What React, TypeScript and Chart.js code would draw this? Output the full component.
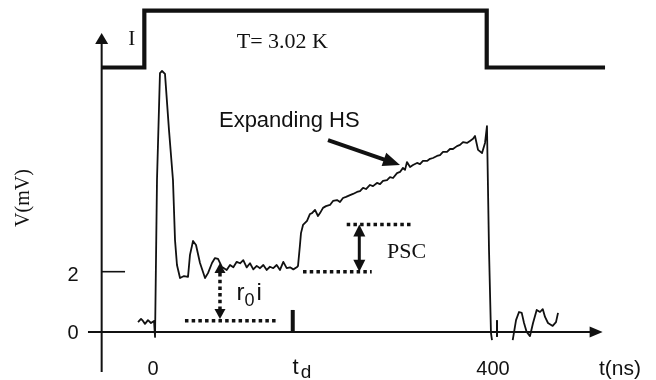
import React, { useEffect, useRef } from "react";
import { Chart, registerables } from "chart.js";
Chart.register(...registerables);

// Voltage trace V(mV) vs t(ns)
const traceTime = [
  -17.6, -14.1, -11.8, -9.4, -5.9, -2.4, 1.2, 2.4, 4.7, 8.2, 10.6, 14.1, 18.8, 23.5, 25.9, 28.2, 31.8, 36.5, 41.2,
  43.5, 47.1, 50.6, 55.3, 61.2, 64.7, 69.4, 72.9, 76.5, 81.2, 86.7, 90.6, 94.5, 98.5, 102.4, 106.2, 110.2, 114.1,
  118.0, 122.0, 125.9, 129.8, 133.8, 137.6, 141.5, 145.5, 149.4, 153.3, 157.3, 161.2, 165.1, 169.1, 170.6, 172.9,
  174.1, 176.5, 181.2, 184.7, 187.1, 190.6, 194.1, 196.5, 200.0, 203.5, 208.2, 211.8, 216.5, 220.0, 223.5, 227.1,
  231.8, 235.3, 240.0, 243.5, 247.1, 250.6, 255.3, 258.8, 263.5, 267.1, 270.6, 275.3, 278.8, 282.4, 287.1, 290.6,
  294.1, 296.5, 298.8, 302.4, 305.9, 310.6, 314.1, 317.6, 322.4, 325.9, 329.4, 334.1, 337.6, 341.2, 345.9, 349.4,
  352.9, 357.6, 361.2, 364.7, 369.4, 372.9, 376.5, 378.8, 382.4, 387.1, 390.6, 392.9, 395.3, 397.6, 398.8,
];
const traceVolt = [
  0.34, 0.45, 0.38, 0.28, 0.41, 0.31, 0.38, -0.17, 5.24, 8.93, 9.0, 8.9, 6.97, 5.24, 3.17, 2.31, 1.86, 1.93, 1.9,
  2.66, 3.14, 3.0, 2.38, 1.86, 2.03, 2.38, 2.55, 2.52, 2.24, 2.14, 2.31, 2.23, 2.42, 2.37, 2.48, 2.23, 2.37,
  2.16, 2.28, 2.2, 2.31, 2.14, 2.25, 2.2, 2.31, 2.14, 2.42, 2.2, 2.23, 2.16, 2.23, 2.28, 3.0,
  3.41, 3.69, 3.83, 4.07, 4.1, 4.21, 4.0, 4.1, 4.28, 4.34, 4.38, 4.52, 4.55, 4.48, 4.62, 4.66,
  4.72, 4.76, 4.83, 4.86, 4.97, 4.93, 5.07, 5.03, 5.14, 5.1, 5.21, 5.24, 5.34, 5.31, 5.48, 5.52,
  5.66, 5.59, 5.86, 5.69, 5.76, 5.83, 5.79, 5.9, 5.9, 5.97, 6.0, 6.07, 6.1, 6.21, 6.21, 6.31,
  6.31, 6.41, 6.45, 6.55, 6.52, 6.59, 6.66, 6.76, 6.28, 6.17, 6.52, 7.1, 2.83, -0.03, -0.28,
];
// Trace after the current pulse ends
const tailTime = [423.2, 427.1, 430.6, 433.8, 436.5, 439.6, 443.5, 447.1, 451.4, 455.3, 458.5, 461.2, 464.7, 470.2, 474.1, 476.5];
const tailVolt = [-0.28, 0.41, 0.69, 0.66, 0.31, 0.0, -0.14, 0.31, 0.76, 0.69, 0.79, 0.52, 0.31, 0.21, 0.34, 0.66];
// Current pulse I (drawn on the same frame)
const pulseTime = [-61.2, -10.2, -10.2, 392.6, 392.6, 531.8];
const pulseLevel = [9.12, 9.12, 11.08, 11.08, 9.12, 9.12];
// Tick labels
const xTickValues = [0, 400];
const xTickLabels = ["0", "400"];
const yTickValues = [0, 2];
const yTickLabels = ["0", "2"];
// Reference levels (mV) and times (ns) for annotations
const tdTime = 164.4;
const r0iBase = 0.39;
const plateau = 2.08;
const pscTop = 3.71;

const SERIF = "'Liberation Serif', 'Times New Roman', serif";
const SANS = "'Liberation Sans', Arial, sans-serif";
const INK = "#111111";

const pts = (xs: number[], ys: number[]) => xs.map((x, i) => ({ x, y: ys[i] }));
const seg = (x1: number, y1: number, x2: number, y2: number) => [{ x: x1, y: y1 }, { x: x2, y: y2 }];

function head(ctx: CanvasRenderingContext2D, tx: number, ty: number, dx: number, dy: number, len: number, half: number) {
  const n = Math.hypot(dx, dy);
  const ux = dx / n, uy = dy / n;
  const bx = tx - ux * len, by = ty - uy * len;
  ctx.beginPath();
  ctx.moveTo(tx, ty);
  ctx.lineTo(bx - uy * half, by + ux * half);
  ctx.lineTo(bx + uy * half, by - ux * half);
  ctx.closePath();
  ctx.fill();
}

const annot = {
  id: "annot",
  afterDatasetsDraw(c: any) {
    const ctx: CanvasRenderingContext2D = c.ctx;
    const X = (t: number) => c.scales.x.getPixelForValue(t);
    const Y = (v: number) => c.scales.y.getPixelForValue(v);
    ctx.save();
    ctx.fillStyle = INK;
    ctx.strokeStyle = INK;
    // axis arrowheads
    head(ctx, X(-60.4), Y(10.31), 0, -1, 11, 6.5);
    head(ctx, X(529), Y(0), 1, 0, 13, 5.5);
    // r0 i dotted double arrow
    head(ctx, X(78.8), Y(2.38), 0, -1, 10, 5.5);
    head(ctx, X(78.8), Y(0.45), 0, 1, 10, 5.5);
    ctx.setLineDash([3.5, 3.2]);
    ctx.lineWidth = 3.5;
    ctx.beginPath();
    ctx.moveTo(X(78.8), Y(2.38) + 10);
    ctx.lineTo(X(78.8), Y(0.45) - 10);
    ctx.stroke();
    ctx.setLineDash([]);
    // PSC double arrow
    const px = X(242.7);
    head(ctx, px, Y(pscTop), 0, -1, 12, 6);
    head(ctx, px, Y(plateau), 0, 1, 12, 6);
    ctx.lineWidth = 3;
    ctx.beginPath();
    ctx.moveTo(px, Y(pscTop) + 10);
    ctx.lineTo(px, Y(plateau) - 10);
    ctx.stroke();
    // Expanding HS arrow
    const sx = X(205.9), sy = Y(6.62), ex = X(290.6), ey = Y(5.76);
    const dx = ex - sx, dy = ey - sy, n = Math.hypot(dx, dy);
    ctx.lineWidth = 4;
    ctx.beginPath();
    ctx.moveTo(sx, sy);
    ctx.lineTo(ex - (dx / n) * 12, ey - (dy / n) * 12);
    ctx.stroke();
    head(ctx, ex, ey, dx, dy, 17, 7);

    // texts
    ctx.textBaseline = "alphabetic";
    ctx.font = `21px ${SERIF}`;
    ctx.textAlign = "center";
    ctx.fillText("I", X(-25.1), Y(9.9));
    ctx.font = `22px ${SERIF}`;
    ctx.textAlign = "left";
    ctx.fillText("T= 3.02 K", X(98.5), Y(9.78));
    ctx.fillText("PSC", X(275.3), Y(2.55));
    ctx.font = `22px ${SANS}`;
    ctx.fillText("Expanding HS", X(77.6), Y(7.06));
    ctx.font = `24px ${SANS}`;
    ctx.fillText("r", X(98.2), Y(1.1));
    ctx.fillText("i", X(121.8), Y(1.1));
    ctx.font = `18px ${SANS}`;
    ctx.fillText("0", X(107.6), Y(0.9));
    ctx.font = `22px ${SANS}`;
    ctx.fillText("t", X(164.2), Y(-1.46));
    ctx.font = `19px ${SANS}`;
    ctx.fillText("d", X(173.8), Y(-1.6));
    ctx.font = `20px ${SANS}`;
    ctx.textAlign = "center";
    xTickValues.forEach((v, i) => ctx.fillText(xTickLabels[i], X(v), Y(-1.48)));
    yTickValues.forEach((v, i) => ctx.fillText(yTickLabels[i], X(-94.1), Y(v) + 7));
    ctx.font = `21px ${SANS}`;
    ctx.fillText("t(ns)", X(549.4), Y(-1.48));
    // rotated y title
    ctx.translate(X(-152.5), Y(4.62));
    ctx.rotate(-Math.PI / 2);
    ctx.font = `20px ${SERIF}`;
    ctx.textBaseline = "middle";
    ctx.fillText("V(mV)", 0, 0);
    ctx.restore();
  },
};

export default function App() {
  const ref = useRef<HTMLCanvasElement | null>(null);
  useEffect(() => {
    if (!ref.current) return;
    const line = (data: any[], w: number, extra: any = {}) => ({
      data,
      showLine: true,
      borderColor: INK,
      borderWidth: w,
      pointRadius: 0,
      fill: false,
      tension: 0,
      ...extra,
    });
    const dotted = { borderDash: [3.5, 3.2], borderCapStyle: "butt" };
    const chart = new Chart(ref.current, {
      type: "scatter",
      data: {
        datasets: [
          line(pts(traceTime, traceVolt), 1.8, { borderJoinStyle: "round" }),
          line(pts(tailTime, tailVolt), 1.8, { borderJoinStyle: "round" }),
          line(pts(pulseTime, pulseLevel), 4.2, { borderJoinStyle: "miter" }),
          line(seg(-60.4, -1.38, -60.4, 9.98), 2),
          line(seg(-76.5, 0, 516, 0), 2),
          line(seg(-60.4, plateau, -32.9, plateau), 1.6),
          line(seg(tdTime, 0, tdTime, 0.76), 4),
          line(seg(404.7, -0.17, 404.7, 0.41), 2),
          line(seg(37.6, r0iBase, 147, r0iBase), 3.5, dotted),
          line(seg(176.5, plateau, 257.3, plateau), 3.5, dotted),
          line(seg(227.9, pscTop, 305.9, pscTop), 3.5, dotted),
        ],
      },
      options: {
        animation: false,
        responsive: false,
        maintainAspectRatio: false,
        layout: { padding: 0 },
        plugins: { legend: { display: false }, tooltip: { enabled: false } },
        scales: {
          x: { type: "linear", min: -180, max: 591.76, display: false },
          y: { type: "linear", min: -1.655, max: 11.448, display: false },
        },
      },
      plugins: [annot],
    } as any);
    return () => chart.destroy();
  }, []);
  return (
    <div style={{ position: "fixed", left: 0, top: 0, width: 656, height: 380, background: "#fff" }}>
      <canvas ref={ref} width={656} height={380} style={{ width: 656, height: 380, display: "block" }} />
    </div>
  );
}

========

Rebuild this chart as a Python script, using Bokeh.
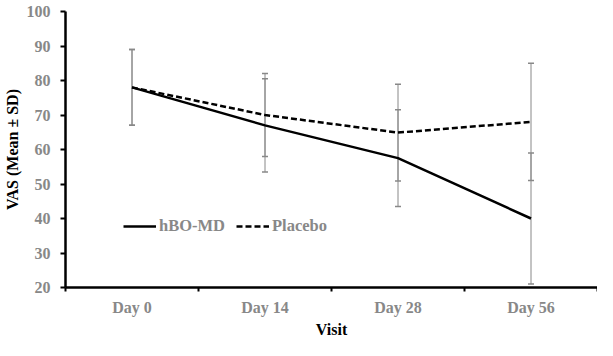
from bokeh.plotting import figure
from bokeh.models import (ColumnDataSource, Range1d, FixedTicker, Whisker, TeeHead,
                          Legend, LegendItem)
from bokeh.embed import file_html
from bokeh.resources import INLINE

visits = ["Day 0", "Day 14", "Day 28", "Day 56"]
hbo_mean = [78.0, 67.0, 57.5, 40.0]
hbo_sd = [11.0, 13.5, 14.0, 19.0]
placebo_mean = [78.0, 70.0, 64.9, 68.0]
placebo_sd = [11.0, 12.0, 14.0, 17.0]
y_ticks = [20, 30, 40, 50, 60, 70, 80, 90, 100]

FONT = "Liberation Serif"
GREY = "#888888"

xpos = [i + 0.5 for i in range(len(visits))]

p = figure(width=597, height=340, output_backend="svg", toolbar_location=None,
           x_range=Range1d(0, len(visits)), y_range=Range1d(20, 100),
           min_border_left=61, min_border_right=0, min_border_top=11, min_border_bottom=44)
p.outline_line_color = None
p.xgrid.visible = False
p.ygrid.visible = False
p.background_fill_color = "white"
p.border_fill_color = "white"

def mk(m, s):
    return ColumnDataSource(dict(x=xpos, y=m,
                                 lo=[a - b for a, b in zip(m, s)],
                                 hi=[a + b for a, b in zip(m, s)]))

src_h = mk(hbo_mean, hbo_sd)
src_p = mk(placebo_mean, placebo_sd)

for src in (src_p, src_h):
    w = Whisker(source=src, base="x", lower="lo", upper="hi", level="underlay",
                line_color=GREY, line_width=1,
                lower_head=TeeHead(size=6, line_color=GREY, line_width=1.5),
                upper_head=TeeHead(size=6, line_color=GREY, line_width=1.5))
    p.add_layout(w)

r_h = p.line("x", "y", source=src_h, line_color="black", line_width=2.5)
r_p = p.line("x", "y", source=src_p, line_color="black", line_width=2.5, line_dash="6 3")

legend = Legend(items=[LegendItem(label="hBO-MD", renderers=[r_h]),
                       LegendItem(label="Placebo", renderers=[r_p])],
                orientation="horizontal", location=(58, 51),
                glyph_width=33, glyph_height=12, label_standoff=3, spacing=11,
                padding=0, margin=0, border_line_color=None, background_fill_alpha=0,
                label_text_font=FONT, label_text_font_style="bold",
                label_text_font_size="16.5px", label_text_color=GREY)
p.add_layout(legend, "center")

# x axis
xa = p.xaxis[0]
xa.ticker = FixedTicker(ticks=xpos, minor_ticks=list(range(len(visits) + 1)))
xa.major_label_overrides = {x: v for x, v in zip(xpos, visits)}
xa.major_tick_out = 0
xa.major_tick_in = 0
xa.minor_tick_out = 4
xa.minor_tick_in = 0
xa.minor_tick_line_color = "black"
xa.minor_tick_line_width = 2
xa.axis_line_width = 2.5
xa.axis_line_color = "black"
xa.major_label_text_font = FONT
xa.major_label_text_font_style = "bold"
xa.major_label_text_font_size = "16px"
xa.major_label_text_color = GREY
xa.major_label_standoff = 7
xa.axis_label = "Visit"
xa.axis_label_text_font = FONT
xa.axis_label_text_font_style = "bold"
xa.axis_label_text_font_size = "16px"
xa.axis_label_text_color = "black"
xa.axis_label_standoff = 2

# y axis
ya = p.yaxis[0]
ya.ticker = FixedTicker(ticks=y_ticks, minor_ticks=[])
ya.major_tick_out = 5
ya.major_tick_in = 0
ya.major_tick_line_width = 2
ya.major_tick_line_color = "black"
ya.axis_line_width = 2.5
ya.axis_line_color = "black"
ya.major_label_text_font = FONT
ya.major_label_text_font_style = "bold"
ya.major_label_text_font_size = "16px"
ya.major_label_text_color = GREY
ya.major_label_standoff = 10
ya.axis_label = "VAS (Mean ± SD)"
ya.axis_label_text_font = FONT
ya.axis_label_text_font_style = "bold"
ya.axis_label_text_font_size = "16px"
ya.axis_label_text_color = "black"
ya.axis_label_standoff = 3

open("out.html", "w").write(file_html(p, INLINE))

========

What you are asked to do |
The lines you need run from the one containing "Rebuild this chart" down to the one containing "src_p = mk(placebo_mean, placebo_sd)"; print them exactly, both ends included, and leave out pictures.

Expected output |
Rebuild this chart as a Python script, using Bokeh.
from bokeh.plotting import figure
from bokeh.models import (ColumnDataSource, Range1d, FixedTicker, Whisker, TeeHead,
                          Legend, LegendItem)
from bokeh.embed import file_html
from bokeh.resources import INLINE

visits = ["Day 0", "Day 14", "Day 28", "Day 56"]
hbo_mean = [78.0, 67.0, 57.5, 40.0]
hbo_sd = [11.0, 13.5, 14.0, 19.0]
placebo_mean = [78.0, 70.0, 64.9, 68.0]
placebo_sd = [11.0, 12.0, 14.0, 17.0]
y_ticks = [20, 30, 40, 50, 60, 70, 80, 90, 100]

FONT = "Liberation Serif"
GREY = "#888888"

xpos = [i + 0.5 for i in range(len(visits))]

p = figure(width=597, height=340, output_backend="svg", toolbar_location=None,
           x_range=Range1d(0, len(visits)), y_range=Range1d(20, 100),
           min_border_left=61, min_border_right=0, min_border_top=11, min_border_bottom=44)
p.outline_line_color = None
p.xgrid.visible = False
p.ygrid.visible = False
p.background_fill_color = "white"
p.border_fill_color = "white"

def mk(m, s):
    return ColumnDataSource(dict(x=xpos, y=m,
                                 lo=[a - b for a, b in zip(m, s)],
                                 hi=[a + b for a, b in zip(m, s)]))

src_h = mk(hbo_mean, hbo_sd)
src_p = mk(placebo_mean, placebo_sd)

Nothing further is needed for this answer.